Everyday they look soaked. It's either from the liquid dropping from the worn out baskets or the fluids being expelled from their bodies.
These people commonly called bearers, but popularly known as Alabaru in Lagos run endless shifts.
You might just have finished a meal or presently eating while reading this but you do not know how exactly food stuff get out of the market and into cars and vehicles - it's on the heads of this Walking Army.
At the popular Mile 12 market in Lagos, where majority of food stuff transported from the north are distributed; the alabaru are no strange figures.
From tomatoes, to onions, from pepper to yams, these people carry goods for customers from one destination to another. They walk carefully carrying items that (sometimes) weigh more than they do.
Depending on the weight, quantity, nature of the goods and distance covered; they charge their customers between 100 Naira and 500 Naira.
Bounce News tried speaking with some of these alabaru, but they turned down attempt to get them on record.

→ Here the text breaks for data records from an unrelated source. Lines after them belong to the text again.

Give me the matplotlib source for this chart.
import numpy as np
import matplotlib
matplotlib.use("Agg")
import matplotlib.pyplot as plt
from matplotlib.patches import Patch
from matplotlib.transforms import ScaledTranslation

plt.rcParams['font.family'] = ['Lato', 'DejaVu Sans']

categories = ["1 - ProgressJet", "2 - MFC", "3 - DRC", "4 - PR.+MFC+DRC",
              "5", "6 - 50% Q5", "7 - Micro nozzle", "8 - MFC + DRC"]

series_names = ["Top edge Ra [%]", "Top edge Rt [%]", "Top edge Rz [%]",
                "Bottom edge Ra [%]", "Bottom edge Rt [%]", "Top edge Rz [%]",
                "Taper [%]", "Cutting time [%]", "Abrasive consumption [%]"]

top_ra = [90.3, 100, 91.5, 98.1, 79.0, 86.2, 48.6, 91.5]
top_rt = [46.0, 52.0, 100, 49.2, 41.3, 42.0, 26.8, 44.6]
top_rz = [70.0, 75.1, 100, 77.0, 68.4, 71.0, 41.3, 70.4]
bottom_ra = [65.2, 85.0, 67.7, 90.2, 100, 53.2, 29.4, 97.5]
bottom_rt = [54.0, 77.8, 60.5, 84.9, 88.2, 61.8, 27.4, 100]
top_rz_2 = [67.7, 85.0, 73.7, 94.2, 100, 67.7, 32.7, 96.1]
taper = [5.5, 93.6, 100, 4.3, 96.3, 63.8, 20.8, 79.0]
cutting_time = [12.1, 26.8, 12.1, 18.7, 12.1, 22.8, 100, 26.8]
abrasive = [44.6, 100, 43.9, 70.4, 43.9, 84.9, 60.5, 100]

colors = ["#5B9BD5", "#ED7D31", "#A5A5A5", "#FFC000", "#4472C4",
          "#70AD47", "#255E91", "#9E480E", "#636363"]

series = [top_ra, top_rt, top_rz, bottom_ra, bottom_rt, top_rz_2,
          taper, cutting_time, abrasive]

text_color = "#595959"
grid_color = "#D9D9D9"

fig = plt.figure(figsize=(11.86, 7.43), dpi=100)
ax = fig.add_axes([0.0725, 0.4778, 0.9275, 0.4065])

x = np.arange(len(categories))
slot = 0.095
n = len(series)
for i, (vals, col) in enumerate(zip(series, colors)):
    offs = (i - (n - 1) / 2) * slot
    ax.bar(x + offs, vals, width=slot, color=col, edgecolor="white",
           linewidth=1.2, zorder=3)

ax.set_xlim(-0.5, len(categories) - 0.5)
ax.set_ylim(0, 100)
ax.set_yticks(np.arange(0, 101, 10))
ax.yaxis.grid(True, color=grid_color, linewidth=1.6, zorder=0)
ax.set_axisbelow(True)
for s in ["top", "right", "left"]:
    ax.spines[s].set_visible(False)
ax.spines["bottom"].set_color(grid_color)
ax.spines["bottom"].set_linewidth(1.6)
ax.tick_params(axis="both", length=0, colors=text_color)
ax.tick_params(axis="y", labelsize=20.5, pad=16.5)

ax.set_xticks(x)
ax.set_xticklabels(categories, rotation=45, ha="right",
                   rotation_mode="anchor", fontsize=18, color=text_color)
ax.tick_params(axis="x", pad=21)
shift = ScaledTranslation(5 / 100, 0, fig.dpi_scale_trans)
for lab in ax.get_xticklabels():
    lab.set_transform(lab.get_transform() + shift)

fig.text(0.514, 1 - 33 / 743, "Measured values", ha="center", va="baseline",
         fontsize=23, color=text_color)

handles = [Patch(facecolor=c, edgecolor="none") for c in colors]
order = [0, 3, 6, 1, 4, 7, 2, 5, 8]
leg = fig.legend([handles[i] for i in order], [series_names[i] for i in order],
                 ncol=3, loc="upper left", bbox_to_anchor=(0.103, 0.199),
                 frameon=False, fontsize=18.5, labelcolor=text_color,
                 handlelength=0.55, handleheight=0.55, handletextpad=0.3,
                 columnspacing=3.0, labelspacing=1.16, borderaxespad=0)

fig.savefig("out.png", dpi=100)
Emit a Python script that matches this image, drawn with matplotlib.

They claim the union does not approve of such.
A quick analysis of their physical nature reveals they are aged between 35 and 55 for women, while their male counterparts are much younger.
While chatting with Amina (not her real name), she told Bounce News that she was left with no other choice than to join the foot soldiers to cater for herself and her children.
She said their father has refused to take on his responsibility, and she cannot allow the children to be deprived of food and education.
For Ogunkemi (not real name) who is in her late 40s, she sends money back home for the education of her children who are living with her sister in Kwara State.
Ogunkemi was the third wife to her husband, who has been late for ten years. She says must survive without stealing or getting involved in criminal acts.
It used to be a brisk sprint across the high way with their basins full of items dangling on their heads. Now their task is more difficult as they have to climb the footbridge to get to the other side. The barricades erected by state authorities appear to be saving their lives and testing their endurance.
These days competition on the field seems to be getting tougher. Fewer people walk into the markets to buy in large quantities that require the services of the Alabaru. They are also feeling the impact of the recession. It's biting deep into their business and they wonder if and when it will ever end.